I wish a wind would come to blow all these thoughts away... .
It makes me feel sad when I feel this way. I guess this is just PMS sentiment that's creeping through me. I am mean to myself, I couldn't let myself free.
But for the past days you are drifting away again, this time it's within me. You are drifting inside--I couldn't hold on. Guess I am just tired. I am giving up. I guess I need to listen to myself. It's time to go, maybe I will be back someday, but not yet in the coming days. Goodbye for now... :-(
Tuesday, March 15, 2005
Some antidotes are hard to swallow. But they treat us of our malaise.
I drank four cans of beer-- straight. And I know I'd be drinking some more. While I was indulging myself in the most popular form of self-inflicted torture, I realized that I wanted to get right down to the bottom. It tastes bitter and I guess some alcoholics and part-time alcoholics (a.k.a "social drinker") like me could see the solid metaphorical link between life and alcohol. You want to drink it all up fast. Straight to the bottom. One after the other. Wishing time would play fast forward after each bottle. Over and done with the moment--or the thought that bugs you at the eternal moment.
But instead it plays backward...to those precious minutes that you'd like to forget. And you know you can't forget by drinking. I only wish to pass out, and retreat to my sanctuary...where everything swirls and all I think about is how to keep my eyes open. Where I couldn't even think of why I drank in the first place. To be amused at my staged folly--and hear myself laugh.

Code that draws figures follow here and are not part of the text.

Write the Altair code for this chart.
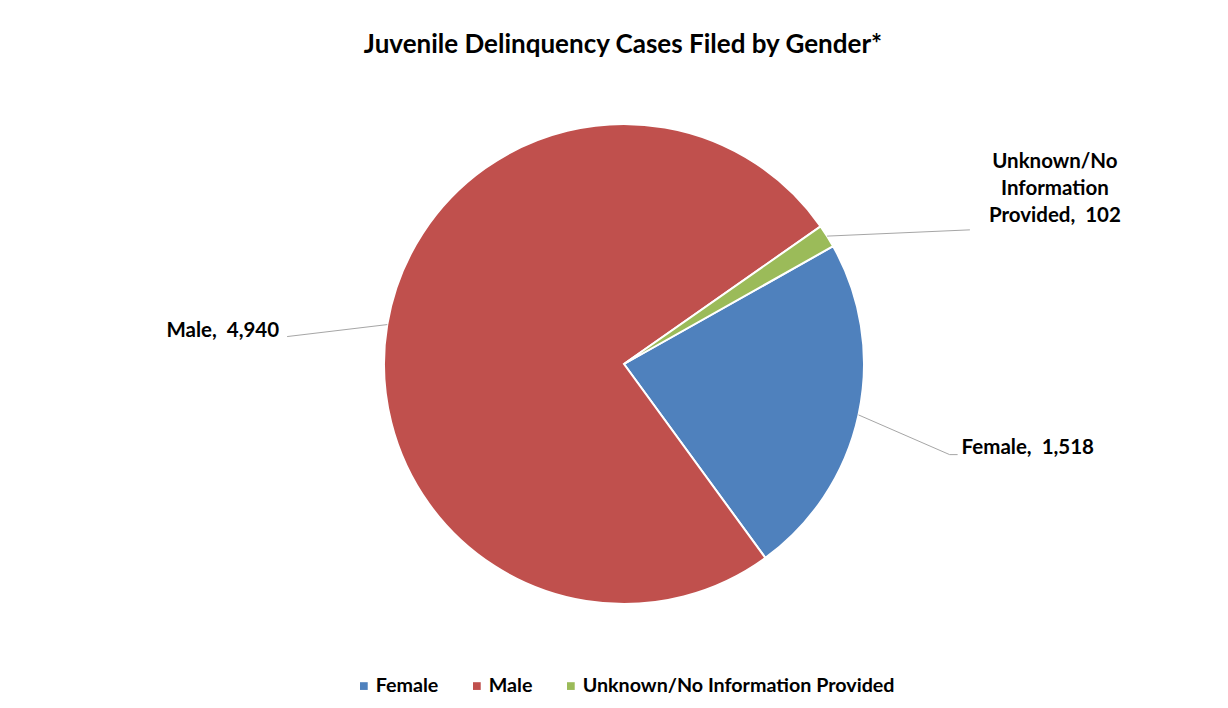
import math
import altair as alt
import pandas as pd

# ---- data ----
categories = ["Female", "Male", "Unknown/No Information Provided"]
cases = [1518, 4940, 102]
label_texts = ["Female,\u00a0 1,518", "Male,\u00a0 4,940", "Unknown/No\nInformation\nProvided,\u00a0 102"]

# ---- style / layout ----
colors = ["#4F81BD", "#C0504D", "#9BBB59"]
label_nudge_deg = [3.3, -4.8, 11.0]      # leader-line elbow angle nudge from slice middle
label_radius = [338, 338, 371]           # leader-line elbow radius
tail_dx = [8, 0, 0]                      # short horizontal tail after elbow
text_dx = [4, -8, 85]
text_dy = [-7, -6, -68]
text_align = ["left", "right", "center"]

FONT = "Lato"
PAD_TOP = 70
W, H = 1212, 692 - PAD_TOP
CX, CY, R = 616, 364 - 8 - PAD_TOP, 240
START = math.radians(60.6)

df = pd.DataFrame({
    "category": categories,
    "cases": cases,
    "label": label_texts,
    "idx": list(range(len(categories))),
    "nudge": label_nudge_deg,
    "lr": label_radius,
    "tail": tail_dx,
    "tdx": text_dx,
    "tdy": text_dy,
    "align": text_align,
})

base = alt.Chart(df)

pie = base.mark_arc(outerRadius=R, stroke="white", strokeWidth=2).encode(
    theta=alt.Theta("cases:Q", stack=True,
                    scale=alt.Scale(range=[START, START + 2 * math.pi], nice=False, zero=True)),
    color=alt.Color("category:N",
                    scale=alt.Scale(domain=categories, range=colors),
                    legend=alt.Legend(
                        title=None, orient="none", direction="horizontal",
                        legendX=346, legendY=598,
                        symbolType="square", symbolSize=60, symbolStrokeWidth=0,
                        labelFont=FONT, labelFontSize=19.7, labelFontWeight="bold",
                        labelColor="#000000", columnPadding=28, labelOffset=2,
                        labelLimit=0,
                    )),
    order=alt.Order("idx:Q"),
    x=alt.value(CX),
    y=alt.value(CY),
)

geo = base.transform_window(
    cum="sum(cases)", sort=[alt.SortField("idx")], frame=[None, 0]
).transform_joinaggregate(
    total="sum(cases)"
).transform_calculate(
    mid=f"{START} + 2*PI*(datum.cum - datum.cases/2)/datum.total"
).transform_calculate(
    ea="datum.mid + datum.nudge*PI/180"
).transform_calculate(
    x0=f"{CX} + {R}*sin(datum.mid)",
    y0=f"{CY} - {R}*cos(datum.mid)",
    x1=f"{CX} + datum.lr*sin(datum.ea)",
    y1=f"{CY} - datum.lr*cos(datum.ea)",
).transform_calculate(
    x2="datum.x1 + datum.tail",
    tx="datum.x1 + datum.tail + datum.tdx",
    ty="datum.y1 + datum.tdy",
)

leader1 = geo.mark_rule(color="#A6A6A6", strokeWidth=1).encode(
    x=alt.X("x0:Q", scale=None, axis=None),
    y=alt.Y("y0:Q", scale=None, axis=None),
    x2="x1:Q",
    y2="y1:Q",
)
leader2 = geo.mark_rule(color="#A6A6A6", strokeWidth=1).encode(
    x=alt.X("x1:Q", scale=None, axis=None),
    y=alt.Y("y1:Q", scale=None, axis=None),
    x2="x2:Q",
    y2="y1:Q",
)

def text_layer(al):
    return geo.transform_filter(f"datum.align == '{al}'").mark_text(
        align=al, baseline="middle", font=FONT, fontSize=20.5, fontWeight="bold",
        color="#000000", lineBreak="\n", lineHeight=27,
    ).encode(
        x=alt.X("tx:Q", scale=None, axis=None),
        y=alt.Y("ty:Q", scale=None, axis=None),
        text="label:N",
    )

chart = alt.layer(
    pie, leader1, leader2, text_layer("left"), text_layer("right"), text_layer("center")
).properties(
    width=W, height=H,
    autosize=alt.AutoSizeParams(type="none"),
    padding={"top": PAD_TOP, "left": 0, "right": 0, "bottom": 0},
    title=alt.Title("Juvenile Delinquency Cases Filed by Gender*",
                    font=FONT, fontSize=26, fontWeight="bold", color="#000000",
                    anchor="middle", offset=20, dx=9),
).configure_view(strokeWidth=0)

chart.save("out.html", embed_options={"renderer": "svg", "actions": False})
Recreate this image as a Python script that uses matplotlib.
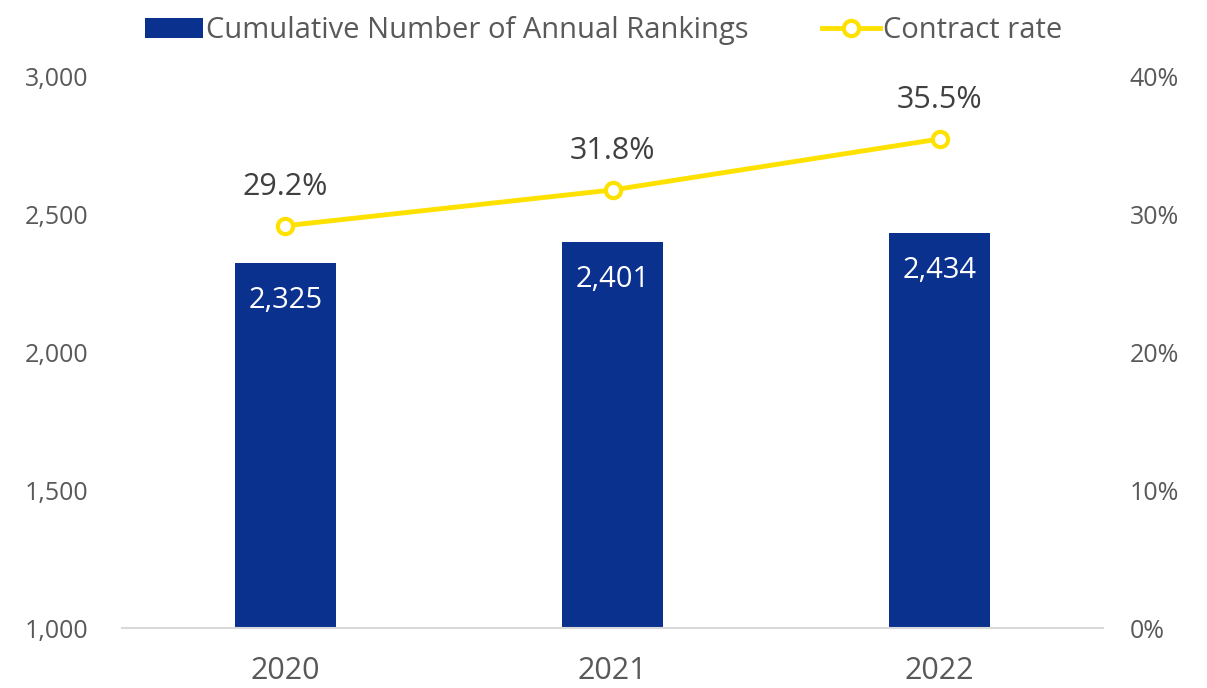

It's makes you feel more of yourself when you feel like your spirit has left you. It makes you feel alive when everything reels--from bad to worse-- to hugging the toilet seat as you barf out your sentiments. It makes you feel a little better about being sober before you lifted the tab of your first beer. It makes you feel...that's the most important.
It's my birthday. And that was just it. Some girl's birthday. This is the antidote that I'd have to take today.